When the soldier says a simple phrase -- for example, "keep kids back" -- the Voice Response Translator (VRT) matches that command to a more complex phrase in Arabic. In this case: "Keep your children back from us or we will take action against you."
Integrated Wave Technologies President Tim McCune says simple communications like these can save lives, both among Iraqi civilians and military personnel. "This removes pulling the trigger as the first option in dealing with foreign nationals," he says.
Dr. Mari Maeda, a researcher at the Defense Advanced Research Projects Agency (DARPA) says the government has spent $15 to $20 million a year over the past five years developing the mobile translator technology, because there aren't enough human translators to go around. Critics say the Defense Department should instead spend its dollars training troops how to speak Arabic or other languages.

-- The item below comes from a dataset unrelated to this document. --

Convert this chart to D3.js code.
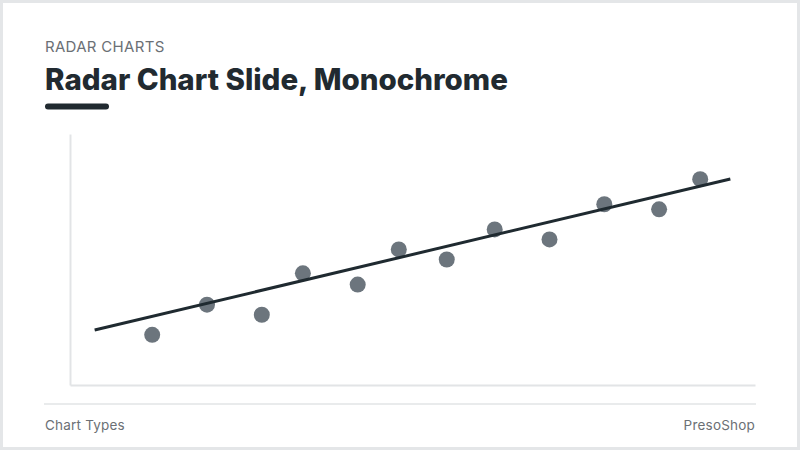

One advantage of these portable translation devices is that they can be programmed by a local interpreter to fit different missions. John Hall, president of Annapolis-based Voxtech International, makes a similar device called the Phraselator.
Hall believes technology can help a military unit make better use of one human interpreter. "You don't have to keep [the translator] there in potential harm's way all the time," he says.
What soldiers say they really could use are small, hands-free devices that translate speech in both directions, as people talk to them. DARPA has some early prototypes of such a device, but they are at least a decade away from being combat-ready.